A cautious Fed leaves rates unchanged:
Fed statement (Wednesday, September 21, 2016):
“Information
received since the Federal Open Market Committee met in July indicates that the
labor market has continued to strengthen and growth of economic activity has
picked up from the modest pace seen in the first half of this year. Although
the unemployment rate is little changed in recent months, job gains have been
solid, on average. Household spending has been growing strongly but business
fixed investment has remained soft. Inflation has continued to run below the
Committee's 2 percent longer-run objective, partly reflecting earlier declines
in energy prices and in prices of non-energy imports. Market-based measures of
inflation compensation remain low; most survey-based measures of longer-term
inflation expectations are little changed, on balance, in recent months.
Consistent with its
statutory mandate, the Committee seeks to foster maximum employment and price
stability. The Committee expects that, with gradual adjustments in the stance
of monetary policy, economic activity will expand at a moderate pace and labor
market conditions will strengthen somewhat further. Inflation is expected to
remain low in the near term, in part because of earlier declines in energy
prices, but to rise to 2 percent over the medium term as the transitory effects
of past declines in energy and import prices dissipate and the labor market
strengthens further. Near-term risks to the economic outlook appear roughly
balanced. The Committee continues to closely monitor inflation indicators and
global economic and financial developments.
Against this
backdrop, the Committee decided to maintain the target range for the federal
funds rate at 1/4 to 1/2 percent. The Committee judges that the case for an
increase in the federal funds rate has strengthened but decided, for the time
being, to wait for further evidence of continued progress toward its
objectives. The stance of monetary policy remains accommodative, thereby
supporting further improvement in labor market conditions and a return to 2
percent inflation.
In determining the
timing and size of future adjustments to the target range for the federal funds
rate, the Committee will assess realized and expected economic conditions
relative to its objectives of maximum employment and 2 percent inflation. This
assessment will take into account a wide range of information, including
measures of labor market conditions, indicators of inflation pressures and
inflation expectations, and readings on financial and international
developments. In light of the current shortfall of inflation from 2 percent,
the Committee will carefully monitor actual and expected progress toward its
inflation goal. The Committee expects that economic conditions will evolve in a
manner that will warrant only gradual increases in the federal funds rate; the
federal funds rate is likely to remain, for some time, below levels that are
expected to prevail in the longer run. However, the actual path of the federal
funds rate will depend on the economic outlook as informed by incoming data.
The Committee is
maintaining its existing policy of reinvesting principal payments from its
holdings of agency debt and agency mortgage-backed securities in agency
mortgage-backed securities and of rolling over maturing Treasury securities at
auction, and it anticipates doing so until normalization of the level of the
federal funds rate is well under way.

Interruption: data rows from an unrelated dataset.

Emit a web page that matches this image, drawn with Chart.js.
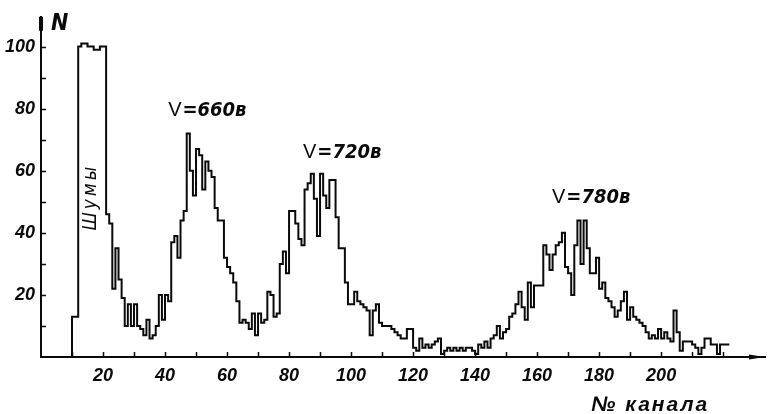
<!DOCTYPE html>
<html>
<head>
<meta charset="utf-8">
<title>Амплитудные спектры</title>
<script src="https://cdn.jsdelivr.net/npm/chart.js@4.4.1/dist/chart.umd.min.js"></script>
<style>
  html, body { margin: 0; padding: 0; background: #ffffff; }
  #wrap { width: 768px; height: 414px; }
</style>
</head>
<body>
<div id="wrap"><canvas id="spectrum" width="768" height="414"></canvas></div>
<script>
// Pulse counts per analyser channel, starting at channel 9
const firstChannel = 9;
const counts = [
  0,
  13, 13,
  100, 101, 101, 100, 100, 99, 99, 100, 100,
  46, 43, 22, 35, 25, 19, 10, 17, 10, 17,
  10, 9, 7, 12, 6, 7, 10, 20, 12, 20,
  18, 37, 39, 32, 44, 47, 72, 60, 52, 67,
  65, 54, 63, 60, 58, 48, 44, 44, 32, 29,
  27, 24, 18, 11, 12, 11, 9, 14, 7, 14,
  11, 12, 21, 20, 13, 14, 30, 34, 27, 47,
  47, 43, 38, 36, 54, 56, 59, 51, 39, 59,
  52, 48, 57, 57, 45, 35, 35, 24, 17, 17,
  21, 18, 17, 16, 15, 7, 15, 17, 11, 10,
  10, 10, 9, 8, 7, 6, 6, 9, 9, 3,
  2, 6, 3, 4, 3, 4, 5, 6, 1, 2,
  3, 2, 3, 2, 3, 2, 3, 3, 2, 1,
  4, 3, 5, 3, 6, 7, 10, 6, 8, 9,
  13, 14, 17, 21, 16, 12, 24, 16, 23, 23,
  23, 36, 33, 28, 33, 36, 37, 40, 29, 27,
  20, 36, 44, 30, 44, 35, 27, 27, 32, 22,
  24, 19, 18, 16, 13, 15, 18, 21, 12, 16,
  13, 12, 11, 10, 8, 6, 7, 6, 9, 6,
  8, 6, 5, 15, 8, 2, 5, 5, 5, 4,
  3, 1, 3, 6, 6, 4, 4, 1, 4, 4, 4
];
const xTickValues = [20, 40, 60, 80, 100, 120, 140, 160, 180, 200];
const yTickValues = [20, 40, 60, 80, 100];
const voltages = ['660', '720', '780'];
const noiseLabel = 'Шумы';
const yTitle = 'N';
const xTitle = '№ канала';

// Where each voltage caption sits, in channel / count units
const captionAnchors = [
  { channel: 41, count: 77.5 },
  { channel: 84.5, count: 64 },
  { channel: 164.8, count: 49.5 }
];

const INK = '#0a0a0a';
const CONDENSED = "'DejaVu Sans Condensed', 'Liberation Sans', sans-serif";
const PLAIN = "'Liberation Sans', Arial, sans-serif";

// Step outline: each channel value holds until the next channel starts
const points = counts.map((v, i) => ({ x: firstChannel + i, y: v }));
points.push({ x: firstChannel + counts.length, y: counts[counts.length - 1] });

const decorations = {
  id: 'decorations',
  afterDraw(chart) {
    const { ctx, chartArea: a, scales: { x, y } } = chart;
    ctx.save();
    ctx.strokeStyle = INK;
    ctx.fillStyle = INK;

    // inward tick marks every 10 units
    ctx.lineWidth = 1.5;
    for (let v = 10; v <= 100; v += 10) {
      const py = Math.round(y.getPixelForValue(v)) + 0.5;
      ctx.beginPath();
      ctx.moveTo(a.left, py);
      ctx.lineTo(a.left + 5, py);
      ctx.stroke();
    }
    for (let c = 10; c <= 220; c += 10) {
      const px = Math.round(x.getPixelForValue(c)) + 0.5;
      ctx.beginPath();
      ctx.moveTo(px, a.bottom);
      ctx.lineTo(px, a.bottom - 5);
      ctx.stroke();
    }

    // heavy tip of the vertical axis, arrow on the horizontal one
    ctx.lineWidth = 4;
    ctx.beginPath();
    ctx.moveTo(a.left, a.top);
    ctx.lineTo(a.left, a.top + 14);
    ctx.stroke();
    ctx.beginPath();
    ctx.moveTo(a.right - 16, a.bottom - 2.5);
    ctx.lineTo(a.right, a.bottom);
    ctx.lineTo(a.right - 16, a.bottom + 2.5);
    ctx.closePath();
    ctx.fill();

    // axis titles
    ctx.textBaseline = 'alphabetic';
    ctx.textAlign = 'left';
    ctx.font = "italic bold 23px " + CONDENSED;
    ctx.fillText(yTitle, a.left + 10, a.top + 13);
    ctx.font = "italic 600 21px " + PLAIN;
    ctx.letterSpacing = '2px';
    ctx.fillText(xTitle, x.getPixelForValue(177.5), 411);
    ctx.letterSpacing = '0px';

    // voltage captions
    voltages.forEach((volt, i) => {
      const px = x.getPixelForValue(captionAnchors[i].channel);
      const py = y.getPixelForValue(captionAnchors[i].count);
      ctx.font = "20px " + PLAIN;
      ctx.fillText('V', px, py);
      const w = ctx.measureText('V').width;
      ctx.font = "italic bold 20px " + CONDENSED;
      ctx.fillText('=' + volt + 'в', px + w + 1, py);
    });

    // noise label, written upward inside the noise peak
    ctx.save();
    ctx.translate(x.getPixelForValue(16.2), y.getPixelForValue(51.5));
    ctx.rotate(-Math.PI / 2);
    ctx.textAlign = 'center';
    ctx.textBaseline = 'middle';
    ctx.font = "italic 19px " + CONDENSED;
    ctx.letterSpacing = '3px';
    ctx.fillText(noiseLabel, 0, 0);
    ctx.restore();

    ctx.restore();
  }
};

const tickFont = { family: PLAIN, size: 18, style: 'italic', weight: 'bold' };

new Chart(document.getElementById('spectrum'), {
  type: 'line',
  data: {
    datasets: [{
      data: points,
      stepped: 'before',
      borderColor: INK,
      borderWidth: 2,
      pointRadius: 0,
      fill: false,
      tension: 0,
      borderJoinStyle: 'miter'
    }]
  },
  options: {
    responsive: false,
    animation: false,
    devicePixelRatio: 1,
    layout: { padding: { top: 15, right: 3, left: 0, bottom: 0 } },
    plugins: { legend: { display: false }, tooltip: { enabled: false } },
    scales: {
      x: {
        type: 'linear',
        min: 0,
        max: 233.5,
        grid: { display: false, drawTicks: false },
        border: { display: true, color: INK, width: 2 },
        afterBuildTicks: s => { s.ticks = xTickValues.map(v => ({ value: v })); },
        afterFit: s => { s.height = 57; },
        ticks: { color: INK, font: tickFont, padding: 8, maxRotation: 0, autoSkip: false }
      },
      y: {
        type: 'linear',
        min: 0,
        max: 109.6,
        grid: { display: false, drawTicks: false },
        border: { display: true, color: INK, width: 2 },
        afterBuildTicks: s => { s.ticks = yTickValues.map(v => ({ value: v })); },
        afterFit: s => { s.width = 41; },
        ticks: { color: INK, font: tickFont, padding: 6, autoSkip: false }
      }
    }
  },
  plugins: [decorations]
});
</script>
</body>
</html>
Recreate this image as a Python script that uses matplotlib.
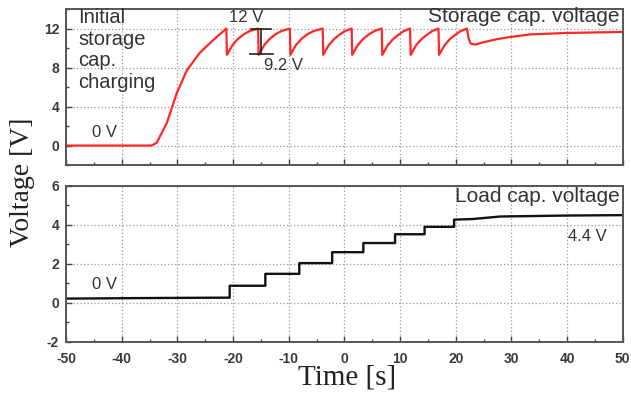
import matplotlib.pyplot as plt
from matplotlib.ticker import MultipleLocator

plt.rcParams['axes.unicode_minus'] = False

# storage capacitor voltage
storage_t = [-50, -34.6, -33.7, -31.9, -30.1, -28.3, -26.0, -23.6, -21.2,
             -21.1, -20.1, -19.1, -18.1, -17.0, -15.5,
             -15.4, -14.4, -13.4, -12.4, -11.3, -9.8,
             -9.7, -8.7, -7.7, -6.7, -5.5, -3.9,
             -3.8, -2.8, -1.8, -0.8, 0.1, 1.3,
             1.4, 2.4, 3.4, 4.4, 5.4, 6.7,
             6.8, 7.8, 8.8, 9.8, 10.7, 11.8,
             11.9, 12.9, 13.9, 14.9, 15.8, 16.9,
             17.0, 18.0, 19.0, 20.0, 20.9, 22.0,
             22.3, 22.7, 23.5, 25.0, 27.3, 30.0, 33.4, 40.0, 50.0]
storage_v = [0, 0, 0.3, 2.3, 5.4, 7.7, 9.5, 10.8, 12.0,
             9.3, 10.3, 10.95, 11.4, 11.75, 12.0,
             9.3, 10.3, 10.95, 11.4, 11.75, 12.0,
             9.3, 10.3, 10.95, 11.4, 11.75, 12.0,
             9.3, 10.3, 10.95, 11.4, 11.75, 12.0,
             9.3, 10.3, 10.95, 11.4, 11.75, 12.0,
             9.3, 10.3, 10.95, 11.4, 11.75, 12.0,
             9.3, 10.3, 10.95, 11.4, 11.75, 12.0,
             9.3, 10.3, 10.95, 11.4, 11.75, 12.0,
             11.0, 10.45, 10.35, 10.6, 10.9, 11.15, 11.4, 11.55, 11.65]

# load capacitor voltage (steps)
load_t = [-50, -35, -20.6, -20.6, -14.2, -14.2, -8.1, -8.1, -2.2, -2.2,
          3.4, 3.4, 9.1, 9.1, 14.4, 14.4, 19.7, 19.7, 23.0, 28.0, 40.0, 50.0]
load_v = [0.22, 0.25, 0.27, 0.88, 0.88, 1.49, 1.49, 2.04, 2.04, 2.6,
          2.6, 3.07, 3.07, 3.52, 3.52, 3.9, 3.9, 4.27, 4.3, 4.43, 4.48, 4.5]

sans = ['Liberation Sans', 'DejaVu Sans']
serif = ['Liberation Serif', 'DejaVu Serif']
txt = '#333333'

fig = plt.figure(figsize=(6.31, 3.93), dpi=100)
ax1 = fig.add_axes([0.1046, 0.580, 0.8824, 0.397])
ax2 = fig.add_axes([0.1046, 0.130, 0.8824, 0.397])

ax1.set_ylim(-2, 14)
ax1.set_yticks([0, 4, 8, 12])
ax1.yaxis.set_minor_locator(MultipleLocator(2))
ax1.plot(storage_t, storage_v, color='#ff2626', linewidth=1.6)

ax2.set_ylim(-2, 6)
ax2.yaxis.set_major_locator(MultipleLocator(2))
ax2.yaxis.set_minor_locator(MultipleLocator(1))
ax2.plot(load_t, load_v, color='#111111', linewidth=1.7)

for ax in (ax1, ax2):
    ax.set_xlim(-50, 50)
    ax.xaxis.set_major_locator(MultipleLocator(10))
    ax.xaxis.set_minor_locator(MultipleLocator(5))
    ax.grid(True, which='major', color='#9a9a9a', linestyle=(0, (1, 1.8)), linewidth=0.9)
    ax.tick_params(which='major', direction='in', length=4, width=1, color='#444444',
                   labelsize=10, labelcolor='#3a3a3a', top=False, right=False)
    ax.tick_params(which='minor', direction='in', length=2.5, width=1, color='#444444',
                   top=False, right=False)
    for s in ax.spines.values():
        s.set_linewidth(1.4)
        s.set_color('#555555')
ax1.tick_params(labelbottom=False)
ax2.tick_params(axis='x', pad=7)
ax2.tick_params(axis='y', pad=5)
ax1.tick_params(axis='y', pad=5)

for lab in ax1.get_yticklabels() + ax2.get_xticklabels() + ax2.get_yticklabels():
    lab.set_family(sans)
    lab.set_fontweight('bold')

# annotations top
ax1.text(-47.8, 14.1, 'Initial\nstorage\ncap.\ncharging', family=sans, fontsize=14.5,
         color=txt, va='top', ha='left', linespacing=1.18)
ax1.text(-43, 1.35, '0 V', family=sans, fontsize=12, color=txt, ha='center', va='center')
ax1.text(-17.6, 13.1, '12 V', family=sans, fontsize=12, color=txt, ha='center', va='center')
ax1.text(-11.0, 8.2, '9.2 V', family=sans, fontsize=12, color=txt, ha='center', va='center')
ax1.plot([-16.7, -13.1], [12, 12], color='#222222', linewidth=1.2)
ax1.plot([-17.0, -12.8], [9.4, 9.4], color='#222222', linewidth=1.2)
ax1.plot([-15.0, -15.0], [12, 9.4], color='#222222', linewidth=1.2)
ax1.text(49.4, 13.2, 'Storage cap. voltage', family=sans, fontsize=15, color=txt,
         ha='right', va='center')

# annotations bottom
ax2.text(-43, 0.95, '0 V', family=sans, fontsize=12, color=txt, ha='center', va='center')
ax2.text(49.4, 5.45, 'Load cap. voltage', family=sans, fontsize=15, color=txt,
         ha='right', va='center')
ax2.text(40.1, 3.4, '4.4 V', family=sans, fontsize=12, color=txt, ha='left', va='center')

fig.text(0.035, 0.537, 'Voltage [V]', family=serif, fontsize=20, color='#222222',
         rotation=90, ha='center', va='center')
fig.text(0.55, 0.04, 'Time [s]', family=serif, fontsize=21, color='#222222',
         ha='center', va='center')

fig.savefig('out.png', dpi=100)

This policy, by keeping the Committee's
holdings of longer-term securities at sizable levels, should help maintain
accommodative financial conditions.
Voting for the FOMC
monetary policy action were: Janet L. Yellen, Chair; William C. Dudley, Vice
Chairman; Lael Brainard; James Bullard; Stanley Fischer; Jerome H. Powell; and
Daniel K. Tarullo. Voting against the action were: Esther L. George, Loretta J.
Mester, and Eric Rosengren, each of whom preferred at this meeting to raise the
target range for the federal funds rate to 1/2 to 3/4 percent.”